Give back, word for word, only the lines from the opening of the records through the one with "const fmtY = v". Pictures stay out.

• **Material for this task**
++++++++
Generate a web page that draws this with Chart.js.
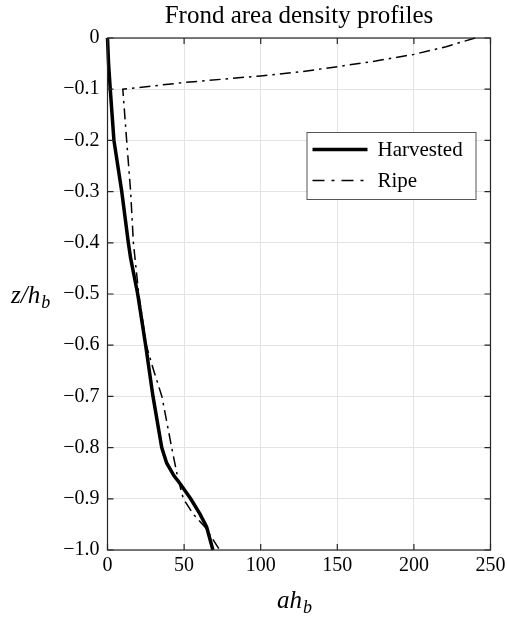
<!DOCTYPE html>
<html><head><meta charset="utf-8">
<script src="https://cdn.jsdelivr.net/npm/chart.js@4/dist/chart.umd.min.js"></script>
<style>html,body{margin:0;padding:0;background:#fff}#wrap{width:507px;height:617px;position:relative}</style>
</head><body><div id="wrap"><canvas id="c" width="507" height="617"></canvas></div>
<script>
const titleText = 'Frond area density profiles';
const seriesNames = ['Harvested', 'Ripe'];
const xTicks = [0, 50, 100, 150, 200, 250];
const yTicks = [0, -0.1, -0.2, -0.3, -0.4, -0.5, -0.6, -0.7, -0.8, -0.9, -1.0];
const harvestedZ = [0, -0.05, -0.1, -0.2, -0.3, -0.4, -0.43, -0.5, -0.6, -0.7, -0.8, -0.83, -0.855, -0.87, -0.9, -0.93, -0.955, -1.0];
const harvestedA = [0, 0.7, 1.8, 4.2, 9.3, 13.6, 15.1, 19.7, 24.9, 29.7, 35.4, 38.6, 43.4, 47.3, 54.3, 60.4, 64.7, 68.8];
const ripeZ = [0, -0.017, -0.032, -0.045, -0.056, -0.066, -0.074, -0.087, -0.1, -0.2, -0.3, -0.4, -0.5, -0.6, -0.65, -0.7, -0.8, -0.855, -0.9, -0.93, -0.955, -1.0];
const ripeA = [240, 221, 200, 175, 150, 126, 100, 50, 10, 12.5, 15.1, 16.9, 20.4, 25.3, 30.2, 35.5, 41.9, 45.6, 49.5, 56, 63.6, 73.2];

const SERIF = '"Liberation Serif", "Times New Roman", serif';
const toPts = (xs, zs) => xs.map((a, i) => ({x: a, y: zs[i]}));
const fmtY = v => Math.abs(v) < 1e-9 ? '0' : '\u2212' + Math.abs(v).toFixed(1);

const framePlugin = {
  id: 'frame',
  afterDatasetsDraw(chart) {
    const ctx = chart.ctx, a = chart.chartArea;
    const xs = chart.scales.x, ys = chart.scales.y;
    ctx.save();
    ctx.strokeStyle = '#262626';
    ctx.lineWidth = 1.2;
    ctx.strokeRect(a.left, a.top, a.right - a.left, a.bottom - a.top);
    const L = 6;
    ctx.beginPath();
    xTicks.forEach(v => {
      const p = xs.getPixelForValue(v);
      ctx.moveTo(p, a.bottom); ctx.lineTo(p, a.bottom - L);
      ctx.moveTo(p, a.top); ctx.lineTo(p, a.top + L);
    });
    yTicks.forEach(v => {
      const p = ys.getPixelForValue(v);
      ctx.moveTo(a.left, p); ctx.lineTo(a.left + L, p);
      ctx.moveTo(a.right, p); ctx.lineTo(a.right - L, p);
    });
    ctx.stroke();

    // legend box
    const bw = 169, bh = 67;
    const bx = a.right - 15 - bw, by = a.top + 94;
    ctx.fillStyle = '#fff';
    ctx.fillRect(bx, by, bw, bh);
    ctx.strokeStyle = '#555';
    ctx.lineWidth = 1;
    ctx.strokeRect(bx + 0.5, by + 0.5, bw, bh);
    chart.data.datasets.forEach((ds, i) => {
      const yy = by + 17.5 + i * 31;
      ctx.save();
      ctx.strokeStyle = ds.borderColor;
      ctx.lineWidth = ds.borderWidth;
      ctx.setLineDash(i === 1 ? [12, 7, 3, 7] : []);
      ctx.beginPath();
      ctx.moveTo(bx + 6, yy); ctx.lineTo(bx + 61, yy);
      ctx.stroke();
      ctx.restore();
      ctx.fillStyle = '#000';
      ctx.font = '21px ' + SERIF;
      ctx.textBaseline = 'middle';
      ctx.textAlign = 'left';
      ctx.fillText(ds.label, bx + 71, yy + 1);
    });

    // axis titles with subscripts
    ctx.fillStyle = '#000';
    ctx.textBaseline = 'alphabetic';
    ctx.textAlign = 'left';
    ctx.font = 'italic 25px ' + SERIF;
    const zt = 'z/h';
    ctx.fillText(zt, 11, 303);
    const zw = ctx.measureText(zt).width;
    ctx.font = 'italic 18px ' + SERIF;
    ctx.fillText('b', 11 + zw + 1, 308);

    ctx.font = 'italic 25px ' + SERIF;
    const xt = 'ah';
    const xw = ctx.measureText(xt).width;
    ctx.font = 'italic 18px ' + SERIF;
    const bwid = ctx.measureText('b').width;
    const cx = (a.left + a.right) / 2 - 5;
    const sx = cx - (xw + bwid) / 2;
    ctx.font = 'italic 25px ' + SERIF;
    ctx.fillText(xt, sx, 608);
    ctx.font = 'italic 18px ' + SERIF;
    ctx.fillText('b', sx + xw + 1, 613);
    ctx.restore();
  }
};

new Chart(document.getElementById('c'), {
  type: 'scatter',
  data: {
    datasets: [
      {label: seriesNames[0], data: toPts(harvestedA, harvestedZ), showLine: true, borderColor: '#000', backgroundColor: '#000', borderWidth: 3.5, pointRadius: 0, tension: 0, clip: false},
      {label: seriesNames[1], data: toPts(ripeA, ripeZ), showLine: true, borderColor: '#000', backgroundColor: '#000', borderWidth: 1.5, borderDash: [11, 5, 2.5, 5], pointRadius: 0, tension: 0, clip: false}
    ]
  },
  options: {
    responsive: false,
    animation: false,
    devicePixelRatio: 1,
    layout: {padding: {left: 0, right: 16.5, top: 0, bottom: 0}},
    plugins: {
      legend: {display: false},
      tooltip: {enabled: false},
      title: {display: true, fullSize: false, text: titleText, color: '#000', font: {family: SERIF, size: 25, weight: 'normal', lineHeight: 1.2}, padding: {top: 1, bottom: 7}}
    },
    scales: {
      x: {
        type: 'linear', min: 0, max: 250,
        afterBuildTicks: s => { s.ticks = xTicks.map(v => ({value: v})); },
        afterFit: s => { s.height = 67; s.paddingLeft = 0; s.paddingRight = 0; },
        ticks: {color: '#000', font: {family: SERIF, size: 20}, padding: 4, maxRotation: 0, callback: v => String(v)},
        grid: {color: '#e3e3e3', lineWidth: 1, drawTicks: false},
        border: {display: false}
      },
      y: {
        type: 'linear', min: -1, max: 0,
        afterBuildTicks: s => { s.ticks = yTicks.map(v => ({value: v})); },
        afterFit: s => { s.width = 107.5; s.paddingTop = 0; s.paddingBottom = 0; },
        ticks: {color: '#000', font: {family: SERIF, size: 20}, padding: 8, callback: fmtY},
        grid: {color: '#e3e3e3', lineWidth: 1, drawTicks: false},
        border: {display: false}
      }
    }
  },
  plugins: [framePlugin]
});
</script></body></html>
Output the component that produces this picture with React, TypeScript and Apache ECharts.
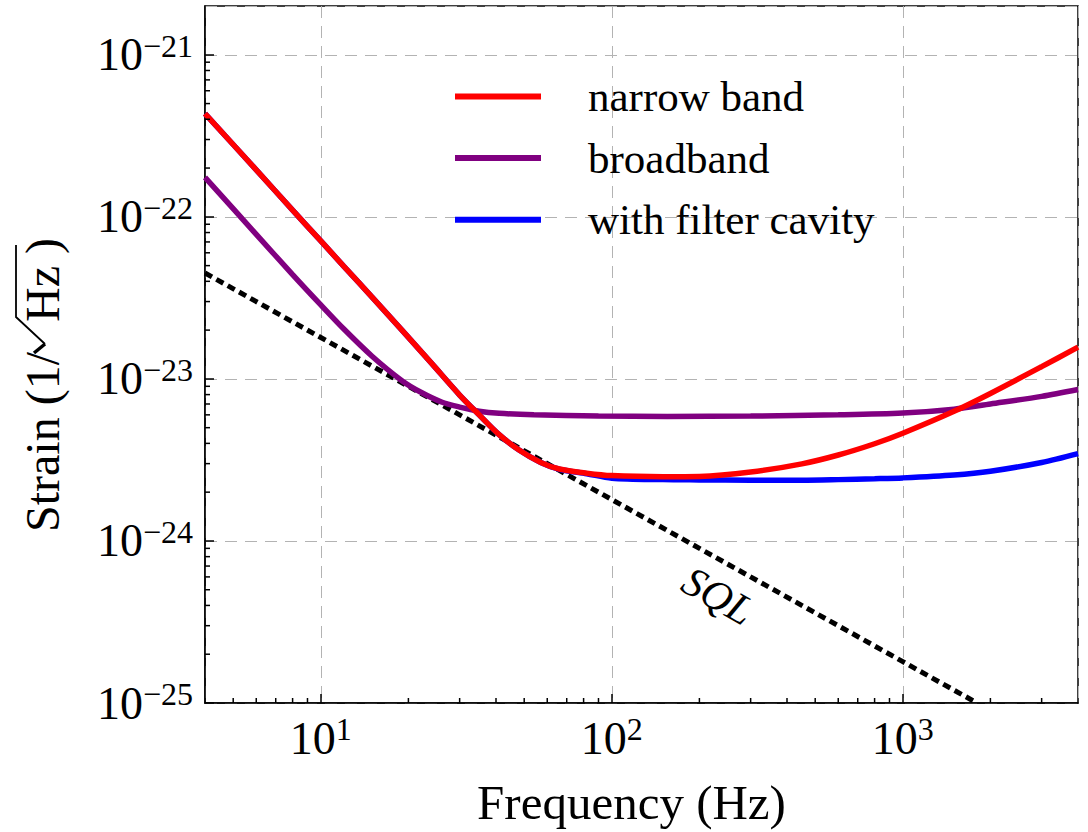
++++++++
• **Expected output**
Generate a web page that draws this with Chart.js.
<!DOCTYPE html>
<html><head><meta charset="utf-8">
<script src="https://cdn.jsdelivr.net/npm/chart.js@4/dist/chart.umd.min.js"></script>
<style>html,body{margin:0;padding:0;background:#fff}#wrap{width:507px;height:617px;position:relative}</style>
</head><body><div id="wrap"><canvas id="c" width="507" height="617"></canvas></div>
<script>
const titleText = 'Frond area density profiles';
const seriesNames = ['Harvested', 'Ripe'];
const xTicks = [0, 50, 100, 150, 200, 250];
const yTicks = [0, -0.1, -0.2, -0.3, -0.4, -0.5, -0.6, -0.7, -0.8, -0.9, -1.0];
const harvestedZ = [0, -0.05, -0.1, -0.2, -0.3, -0.4, -0.43, -0.5, -0.6, -0.7, -0.8, -0.83, -0.855, -0.87, -0.9, -0.93, -0.955, -1.0];
const harvestedA = [0, 0.7, 1.8, 4.2, 9.3, 13.6, 15.1, 19.7, 24.9, 29.7, 35.4, 38.6, 43.4, 47.3, 54.3, 60.4, 64.7, 68.8];
const ripeZ = [0, -0.017, -0.032, -0.045, -0.056, -0.066, -0.074, -0.087, -0.1, -0.2, -0.3, -0.4, -0.5, -0.6, -0.65, -0.7, -0.8, -0.855, -0.9, -0.93, -0.955, -1.0];
const ripeA = [240, 221, 200, 175, 150, 126, 100, 50, 10, 12.5, 15.1, 16.9, 20.4, 25.3, 30.2, 35.5, 41.9, 45.6, 49.5, 56, 63.6, 73.2];

const SERIF = '"Liberation Serif", "Times New Roman", serif';
const toPts = (xs, zs) => xs.map((a, i) => ({x: a, y: zs[i]}));
const fmtY = v => Math.abs(v) < 1e-9 ? '0' : '\u2212' + Math.abs(v).toFixed(1);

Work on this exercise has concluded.